Bhutan’s links with Tibet are historic, and the two areas have had long, if not always peaceful, exchanges of ideas, culture. goods and influences. So no surprise then that dumplings or momos are common here too, and the Tibetan style is getting more popular with tourists. Other snacks include khabzey (dried fritters made with flour, water, and sugar, which are then deep-fried) and juma (Bhutanese sausages marinated in spices), and noodles.
East Asian food influences are marked too, and easily seen in everyday and tourist food. Restaurants commonly serve Chinese, Nepalese, Tibetan, and Indian foods. Top flight hotels will serve fancier stuff, from pancakes to croissants to éclairs. While spices are not common, increasingly they are coming from India and Thailand – cardamom, garlic, ginger, turmeric, and thingay or Sichuan pepper.

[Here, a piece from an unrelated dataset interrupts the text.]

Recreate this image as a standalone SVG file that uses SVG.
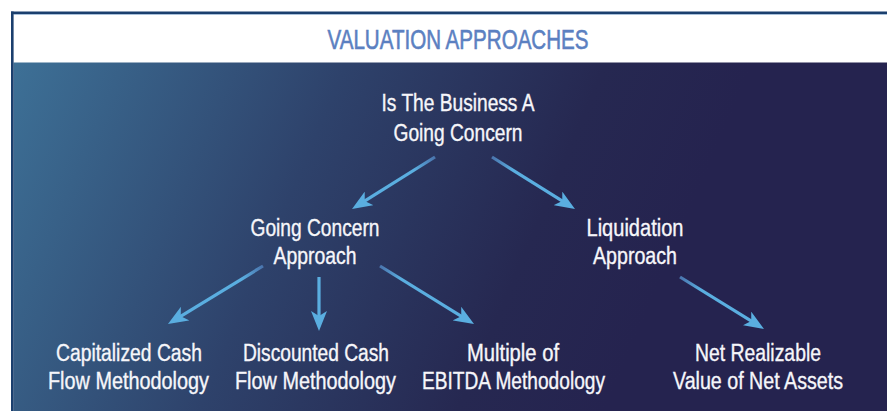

Dairy foods, especially butter and cheese from yaks and cows, are also popular. Yes, as with many other hill regions, the absence of sugar means tea can be buttery and salty. An acquired taste, so if unacquainted, take small sips when trying for first time. Locally brewed ara or rice wine and beer also help tackle the cold. Unless you are going in the peak of summer, the temperature is what you will have to combat at all times, leading you straight to hot food!
Bhutan may not offer great variety, but its unique offerings indeed make the global palate richer for its presence.